FYI, I typically see a jump in the remaining battery power of one bar (on the unit's display) about an hour or so after ending a shoot (when I am home) and the housing is still cold to the touch even during the summer. This goes for both Li and Ni type batteries - cameras and strobes.

  • Author
12 hours ago, Chris Ross said:

So is this only when you started using it in very cold water or is it was working for a while in the very cold water but suddenly started dying? This may indicate a new battery could do better? Other than that you could try keeping the housing in a cooler with a hot water bottle until you hop in the river perhaps?

It only started happening in very cold water. In one week I went from shooting in 46F water (7.7C) to 38F (3.3C) water and that's where I noticed the big difference. I have 4 Canon batteries (not knock offs) that I rotate through and they all started dropping out after 600-700 shots in the colder water. Can't say I blame the batteries, a chemsitry that works in very cold temps is probably very different than hot environments.
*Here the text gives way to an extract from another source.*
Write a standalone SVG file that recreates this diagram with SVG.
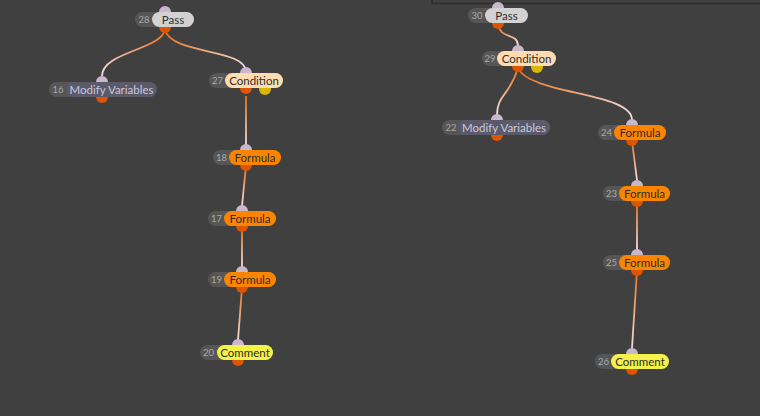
<svg xmlns="http://www.w3.org/2000/svg" width="760" height="416" viewBox="0 0 760 416">
<style>
.bg{fill:#404040}
.num{fill:#565656}
.nt{font-family:Lato,"Noto Sans",sans-serif;font-size:9.5px;fill:#a8a8a8;text-anchor:middle}
.lt{font-family:Lato,"Noto Sans",sans-serif;font-size:11.5px;fill:#2e2e2e;text-anchor:middle}
.pass{fill:#d2d2d2}
.mod{fill:#5b5a6b}
.cond{fill:#ffdcb0}
.form{fill:#fb8500}
.com{fill:#f4f148}
.pin{fill:#c9b7cc}
.pout{fill:#dd5500}
.py{fill:#d8b800}
.c{fill:none;stroke-width:1.8}
</style>
<defs>
<linearGradient id="g1" gradientUnits="userSpaceOnUse" x1="165" y1="30" x2="102" y2="76"><stop offset="0" stop-color="#e8701c"/><stop offset="1" stop-color="#f2dede"/></linearGradient>
<linearGradient id="g2" gradientUnits="userSpaceOnUse" x1="165" y1="30" x2="246" y2="72"><stop offset="0" stop-color="#e8701c"/><stop offset="1" stop-color="#f2dede"/></linearGradient>
<linearGradient id="g3" gradientUnits="userSpaceOnUse" x1="246" y1="96" x2="246" y2="145"><stop offset="0" stop-color="#e8701c"/><stop offset="1" stop-color="#f2dede"/></linearGradient>
<linearGradient id="g4" gradientUnits="userSpaceOnUse" x1="246" y1="166" x2="242" y2="206"><stop offset="0" stop-color="#e8701c"/><stop offset="1" stop-color="#f2dede"/></linearGradient>
<linearGradient id="g5" gradientUnits="userSpaceOnUse" x1="242" y1="227" x2="242" y2="267"><stop offset="0" stop-color="#e8701c"/><stop offset="1" stop-color="#f2dede"/></linearGradient>
<linearGradient id="g6" gradientUnits="userSpaceOnUse" x1="242" y1="288" x2="238" y2="340"><stop offset="0" stop-color="#e8701c"/><stop offset="1" stop-color="#f2dede"/></linearGradient>
<linearGradient id="g7" gradientUnits="userSpaceOnUse" x1="498" y1="24" x2="518" y2="46"><stop offset="0" stop-color="#e8701c"/><stop offset="1" stop-color="#f2dede"/></linearGradient>
<linearGradient id="g8" gradientUnits="userSpaceOnUse" x1="518" y1="68" x2="497" y2="115"><stop offset="0" stop-color="#e8701c"/><stop offset="1" stop-color="#f2dede"/></linearGradient>
<linearGradient id="g9" gradientUnits="userSpaceOnUse" x1="518" y1="68" x2="632" y2="120"><stop offset="0" stop-color="#e8701c"/><stop offset="1" stop-color="#f2dede"/></linearGradient>
<linearGradient id="g10" gradientUnits="userSpaceOnUse" x1="632" y1="141" x2="637" y2="180"><stop offset="0" stop-color="#e8701c"/><stop offset="1" stop-color="#f2dede"/></linearGradient>
<linearGradient id="g11" gradientUnits="userSpaceOnUse" x1="637" y1="202" x2="637" y2="250"><stop offset="0" stop-color="#e8701c"/><stop offset="1" stop-color="#f2dede"/></linearGradient>
<linearGradient id="g12" gradientUnits="userSpaceOnUse" x1="637" y1="271" x2="632" y2="348"><stop offset="0" stop-color="#e8701c"/><stop offset="1" stop-color="#f2dede"/></linearGradient>
</defs>
<rect class="bg" x="0" y="0" width="760" height="416"/>
<path d="M432,0 V3.5 H760" fill="none" stroke="#2c2c2c" stroke-width="1.5"/>
<g id="connectors">
<path class="c" stroke="url(#g1)" d="M165,30 C160,50 102,52 102,76"/>
<path class="c" stroke="url(#g2)" d="M165,30 C172,55 246,48 246,72"/>
<path class="c" stroke="url(#g3)" d="M246,96 L246,145"/>
<path class="c" stroke="url(#g4)" d="M246,166 L242,206"/>
<path class="c" stroke="url(#g5)" d="M242,227 L242,267"/>
<path class="c" stroke="url(#g6)" d="M242,288 L238,340"/>
<path class="c" stroke="url(#g7)" d="M498,24 C500,40 518,32 518,46"/>
<path class="c" stroke="url(#g8)" d="M518,68 C510,95 497,95 497,115"/>
<path class="c" stroke="url(#g9)" d="M518,68 C530,95 632,92 632,120"/>
<path class="c" stroke="url(#g10)" d="M632,141 L637,180"/>
<path class="c" stroke="url(#g11)" d="M637,202 L637,250"/>
<path class="c" stroke="url(#g12)" d="M637,271 L632,348"/>
</g>
<g id="n28">
<circle class="pin" cx="165" cy="12" r="6"/><circle class="pout" cx="165" cy="27" r="6"/>
<rect class="num" x="135" y="12" width="59" height="15" rx="7.5"/>
<rect class="pass" x="152" y="12" width="42" height="15" rx="7.5"/>
<text class="nt" x="144" y="23">28</text><text class="lt" x="173" y="23.5">Pass</text>
</g>
<g id="n16">
<circle class="pin" cx="102" cy="82" r="6"/><circle class="pout" cx="102" cy="97" r="6"/>
<rect class="num" x="49" y="82" width="108" height="15" rx="7.5"/>
<rect class="mod" x="66" y="82" width="91" height="15" rx="7.5"/>
<text class="nt" x="58" y="93">16</text><text class="lt" x="111.5" y="93.5" style="fill:#c9c8da">Modify Variables</text>
</g>
<g id="n27">
<circle class="pin" cx="246" cy="73" r="6"/><circle class="pout" cx="246" cy="88" r="6"/><circle class="py" cx="265" cy="89" r="6"/>
<rect class="num" x="209" y="73" width="74" height="15" rx="7.5"/>
<rect class="cond" x="225" y="73" width="58" height="15" rx="7.5"/>
<text class="nt" x="217.5" y="84">27</text><text class="lt" x="254" y="84.5">Condition</text>
</g>
<g id="n18">
<circle class="pin" cx="246" cy="150" r="6"/><circle class="pout" cx="246" cy="165" r="6"/>
<rect class="num" x="213" y="150" width="68" height="15" rx="7.5"/>
<rect class="form" x="229" y="150" width="52" height="15" rx="7.5"/>
<text class="nt" x="221.5" y="161">18</text><text class="lt" x="255" y="161.5">Formula</text>
</g>
<g id="n17">
<circle class="pin" cx="242" cy="211" r="6"/><circle class="pout" cx="242" cy="226" r="6"/>
<rect class="num" x="208" y="211" width="68" height="15" rx="7.5"/>
<rect class="form" x="224" y="211" width="52" height="15" rx="7.5"/>
<text class="nt" x="216.5" y="222">17</text><text class="lt" x="250" y="222.5">Formula</text>
</g>
<g id="n19">
<circle class="pin" cx="242" cy="272" r="6"/><circle class="pout" cx="242" cy="287" r="6"/>
<rect class="num" x="208" y="272" width="68" height="15" rx="7.5"/>
<rect class="form" x="224" y="272" width="52" height="15" rx="7.5"/>
<text class="nt" x="216.5" y="283">19</text><text class="lt" x="250" y="283.5">Formula</text>
</g>
<g id="n20">
<circle class="pin" cx="238" cy="345" r="6"/><circle class="pout" cx="238" cy="360" r="6"/>
<rect class="num" x="200" y="345" width="73" height="15" rx="7.5"/>
<rect class="com" x="217" y="345" width="56" height="15" rx="7.5"/>
<text class="nt" x="208.5" y="356">20</text><text class="lt" x="245" y="356.5">Comment</text>
</g>
<g id="n30">
<circle class="pin" cx="498" cy="8" r="6"/><circle class="pout" cx="498" cy="23" r="6"/>
<rect class="num" x="468" y="8" width="60" height="15" rx="7.5"/>
<rect class="pass" x="485" y="8" width="43" height="15" rx="7.5"/>
<text class="nt" x="477" y="19">30</text><text class="lt" x="506.5" y="19.5">Pass</text>
</g>
<g id="n29">
<circle class="pin" cx="518" cy="51" r="6"/><circle class="pout" cx="518" cy="66" r="6"/><circle class="py" cx="537" cy="67" r="6"/>
<rect class="num" x="482" y="51" width="74" height="15" rx="7.5"/>
<rect class="cond" x="497" y="51" width="59" height="15" rx="7.5"/>
<text class="nt" x="490" y="62">29</text><text class="lt" x="526.5" y="62.5">Condition</text>
</g>
<g id="n22">
<circle class="pin" cx="497" cy="120" r="6"/><circle class="pout" cx="497" cy="135" r="6"/>
<rect class="num" x="442" y="120" width="108" height="15" rx="7.5"/>
<rect class="mod" x="458" y="120" width="92" height="15" rx="7.5"/>
<text class="nt" x="451" y="131">22</text><text class="lt" x="504" y="131.5" style="fill:#c9c8da">Modify Variables</text>
</g>
<g id="n24">
<circle class="pin" cx="632" cy="125" r="6"/><circle class="pout" cx="632" cy="140" r="6"/>
<rect class="num" x="598" y="125" width="68" height="15" rx="7.5"/>
<rect class="form" x="614" y="125" width="52" height="15" rx="7.5"/>
<text class="nt" x="606.5" y="136">24</text><text class="lt" x="640" y="136.5">Formula</text>
</g>
<g id="n23">
<circle class="pin" cx="637" cy="186" r="6"/><circle class="pout" cx="637" cy="201" r="6"/>
<rect class="num" x="603" y="186" width="67" height="15" rx="7.5"/>
<rect class="form" x="619" y="186" width="51" height="15" rx="7.5"/>
<text class="nt" x="611.5" y="197">23</text><text class="lt" x="644.5" y="197.5">Formula</text>
</g>
<g id="n25">
<circle class="pin" cx="637" cy="255" r="6"/><circle class="pout" cx="637" cy="270" r="6"/>
<rect class="num" x="603" y="255" width="67" height="15" rx="7.5"/>
<rect class="form" x="619" y="255" width="51" height="15" rx="7.5"/>
<text class="nt" x="611.5" y="266">25</text><text class="lt" x="644.5" y="266.5">Formula</text>
</g>
<g id="n26">
<circle class="pin" cx="632" cy="354" r="6"/><circle class="pout" cx="632" cy="369" r="6"/>
<rect class="num" x="595" y="354" width="74" height="15" rx="7.5"/>
<rect class="com" x="611" y="354" width="58" height="15" rx="7.5"/>
<text class="nt" x="603.5" y="365">26</text><text class="lt" x="640" y="365.5">Comment</text>
</g>
</svg>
A new battery would almost certainly have more capacity although my batteries are only a year old and have been cycled ~40 times each so some wear but not that beat up. Typically once I'm in the water I'm in for 4-6 hours which means the camera gets cold and stays cold and I often the reason I get out is I have to change a battery which happens more in the colder water. I'm sure the battery self warms a little when it's being used but not nearly enough for the temperatures I'm seeing. Obviously anytime I have to open up my housing, especially in the middle of the woods in a drysuit only increases the risk that my housing might flood, which I would like to minimize :)

19 hours ago, brightnight said:

It only started happening in very cold water. In one week I went from shooting in 46F water (7.7C) to 38F (3.3C) water and that's where I noticed the big difference. I have 4 Canon batteries (not knock offs) that I rotate through and they all started dropping out after 600-700 shots in the colder water. Can't say I blame the batteries, a chemsitry that works in very cold temps is probably very different than hot environments.

A new battery would almost certainly have more capacity although my batteries are only a year old and have been cycled ~40 times each so some wear but not that beat up. Typically once I'm in the water I'm in for 4-6 hours which means the camera gets cold and stays cold and I often the reason I get out is I have to change a battery which happens more in the colder water. I'm sure the battery self warms a little when it's being used but not nearly enough for the temperatures I'm seeing. Obviously anytime I have to open up my housing, especially in the middle of the woods in a drysuit only increases the risk that my housing might flood, which I would like to minimize :)

It seems like you might be reaching the natural limit for your batteries if this is the case, potentially it's not so much the exposures taken but the time the camera is on, presumably it doesn't go off to sleep at any point in the 4-6 hours. I also see Canon has a new battery out the LP-E6P, this video claims greater run time for a cinema camera using it:

No image preview

Totally Awesome - Canon - What Have You Done - LP-E6P vs...

I just watched a great video on youtube by Josh Sattin.  In it he compares video runtime performance between the new LP-E6P and the now older LP-E6NH.  Since I shoot in 4K 24p most often, this was hug

Might be worthwhile getting one of these to try it out and see if you get an improvement?